Tatiana Navarrete Guzmán is the Jos Mooij Research Paper Award winner for the academic year 2017-2018.

 

“This Research Paper presents an excellent example of analysis of discourses on a very important concept that is known as Transitional Justice, and their effects on Special Jurisdiction for Peace as a public policy process directed at achieving a durable peace in Colombia. […] The results of the thesis are well founded and offer an important message – that complex policy concepts such as Transitional Justice are severely contested and there is no one overarching interpretation of what it constitutes. Even more importantly, Tatiana found that the interpretation of the government has been privileged in the talks and in the final text of the agreement. […] The analysis is very nuanced, sharp and detailed, with an eye for the unspoken (silent and silenced) and unacknowledged assumptions, and for specific positions (and histories) of the actors that inspire discourses” (as formulated by the evaluation committee consisting of Albert Kraaij, HHS, Farhad Mukhtarov, ISS and Katarzyna Grabska, ISS).

Abstract

This research paper analysed the transitional justice discourses of the government, its political opposition, the FARC, and the civil society participants in the peace negotiation, and its particular understandings of peace and conflict in the context of the peace negotiation with FARC in Colombia.

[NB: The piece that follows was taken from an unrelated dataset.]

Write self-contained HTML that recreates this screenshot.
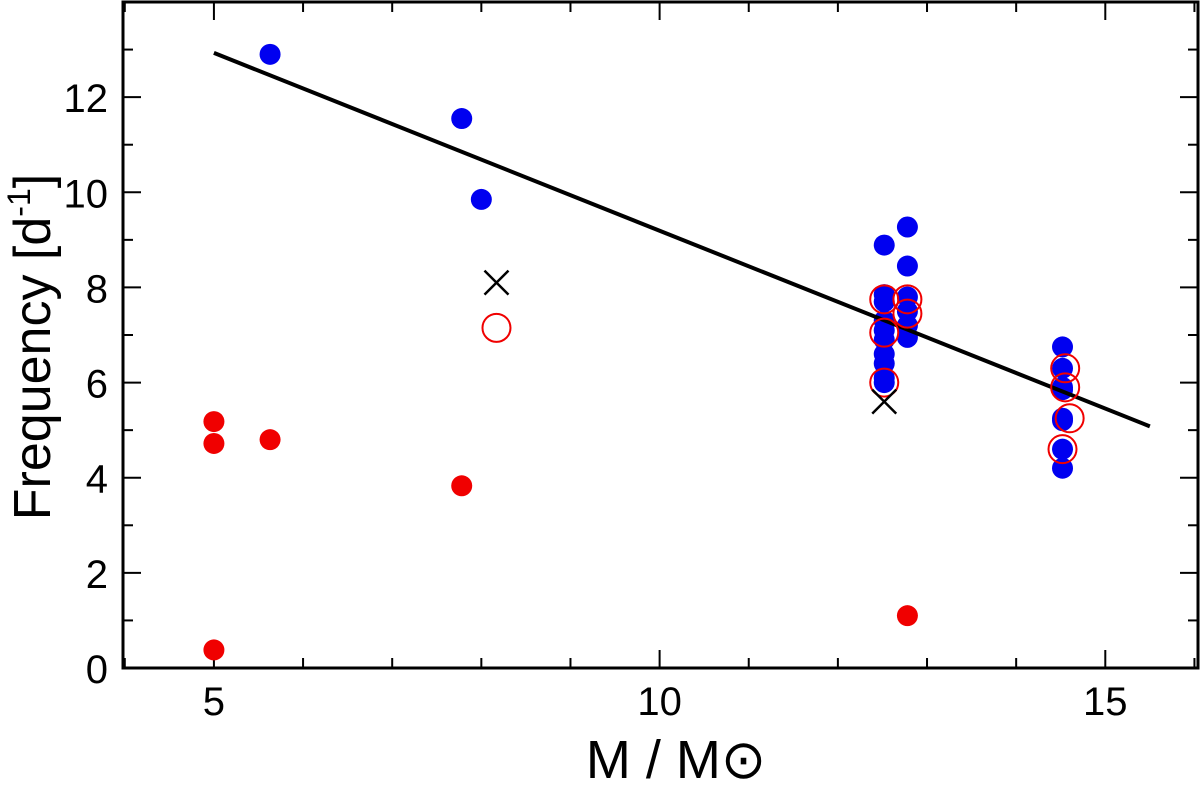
<!DOCTYPE html>
<html><head><meta charset="utf-8"><style>
body{margin:0;background:#fff;}
svg text{font-family:"Liberation Sans",sans-serif;fill:#000;}
</style></head><body>
<svg id="chart" width="1200" height="794"></svg>
<script>
const blueX=[5.63,7.78,8.0,12.52,12.52,12.52,12.52,12.52,12.52,12.52,12.52,12.52,12.52,12.78,12.78,12.78,12.78,12.78,12.78,14.52,14.52,14.52,14.52,14.52,14.52,14.52,14.52];
const blueY=[12.9,11.55,9.85,8.89,7.85,7.7,7.3,7.1,6.9,6.6,6.4,6.1,6.0,9.27,8.45,7.8,7.5,7.2,6.95,6.75,6.3,5.9,5.85,5.25,5.2,4.6,4.2];
const redX=[5,5,5,5.63,7.78,12.78];
const redY=[5.18,4.72,0.38,4.8,3.83,1.1];
const ringX=[8.17,12.52,12.52,12.52,12.78,12.78,14.55,14.55,14.6,14.52];
const ringY=[7.15,7.75,7.05,6.0,7.75,7.45,6.3,5.9,5.25,4.6];
const crossX=[8.17,12.52];
const crossY=[8.1,5.6];
const fitX=[5,15.5];
const fitY=[12.93,5.08];
const xTicks=[5,10,15];
const yTicks=[0,2,4,6,8,10,12];
const L=123,R=1198,T=2,B=668,x0=3.98,x1=16.04,y0=0,y1=14.0;
const sx=v=>L+(v-x0)/(x1-x0)*(R-L);
const sy=v=>B-(v-y0)/(y1-y0)*(B-T);
const svg=document.getElementById('chart');const NS='http://www.w3.org/2000/svg';
function mk(t,a,p){const e=document.createElementNS(NS,t);for(const k in a)e.setAttribute(k,a[k]);(p||svg).appendChild(e);return e;}
let e;
e=mk('rect',{x:L,y:T,width:R-L,height:B-T,fill:'none',stroke:'#000','stroke-width':3});


for(let v=4;v<=16;v++){const major=v%5===0;
 e=mk('line',{x1:sx(v),x2:sx(v),y1:B,y2:B-(major?18:10),stroke:'#000','stroke-width':2});
 
 
 e=mk('line',{x1:sx(v),x2:sx(v),y1:T,y2:T+(major?18:10),stroke:'#000','stroke-width':2});
 
 }
xTicks.forEach(v=>{e=mk('text',{x:sx(v),y:715,'font-size':40,'text-anchor':'middle'});e.textContent=v;
 
 });
for(let v=0;v<=14;v++){const major=v%2===0;
 e=mk('line',{x1:L,x2:L+(major?18:10),y1:sy(v),y2:sy(v),stroke:'#000','stroke-width':2});
 
 
 e=mk('line',{x1:R,x2:R-(major?18:10),y1:sy(v),y2:sy(v),stroke:'#000','stroke-width':2});
 
 }
yTicks.forEach(v=>{e=mk('text',{x:108,y:sy(v)+15,'font-size':40,'text-anchor':'end'});e.textContent=v;
 
 });
e=mk('text',{x:676,y:778,'font-size':54,'text-anchor':'middle'});e.textContent='M / M\u2299';


e=mk('text',{x:0,y:0,'font-size':52,'text-anchor':'middle',transform:'translate(50,347) rotate(-90)'});
e.innerHTML='Frequency [d<tspan font-size="32" dy="-20">-1</tspan><tspan dy="20">]</tspan>';


blueX.forEach((x,i)=>{e=mk('circle',{cx:sx(x),cy:sy(blueY[i]),r:10.5,fill:'#0000f0'});
 
 });
redX.forEach((x,i)=>{e=mk('circle',{cx:sx(x),cy:sy(redY[i]),r:10.5,fill:'#f00000'});
 
 });
e=mk('line',{x1:sx(fitX[0]),y1:sy(fitY[0]),x2:sx(fitX[1]),y2:sy(fitY[1]),stroke:'#000','stroke-width':4});


ringX.forEach((x,i)=>{e=mk('circle',{cx:sx(x),cy:sy(ringY[i]),r:14,fill:'none',stroke:'#f00000','stroke-width':2});
 
 });
crossX.forEach((x,i)=>{const cx=sx(x),cy=sy(crossY[i]),d=12;
 e=mk('path',{d:`M${cx-d},${cy-d}L${cx+d},${cy+d}M${cx-d},${cy+d}L${cx+d},${cy-d}`,stroke:'#000','stroke-width':2.5,fill:'none'});
 
 });
</script>
</body></html>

Based on the study of the competing discourses and how are they reflected in the mechanism to admin transitional justice – Special Jurisdiction of Peace – I argue that the mechanism definition has been part of a bargain between elites looking for the status quo preservation. Thus, the Special Jurisdiction of Peace privileges the governments' discourses, especially of the government in power, while excluding some of the demands from civil society representatives and FARC.


Keywords: transitional justice, Colombian peace agreement, Special Jurisdiction of Peace, discourse analysis.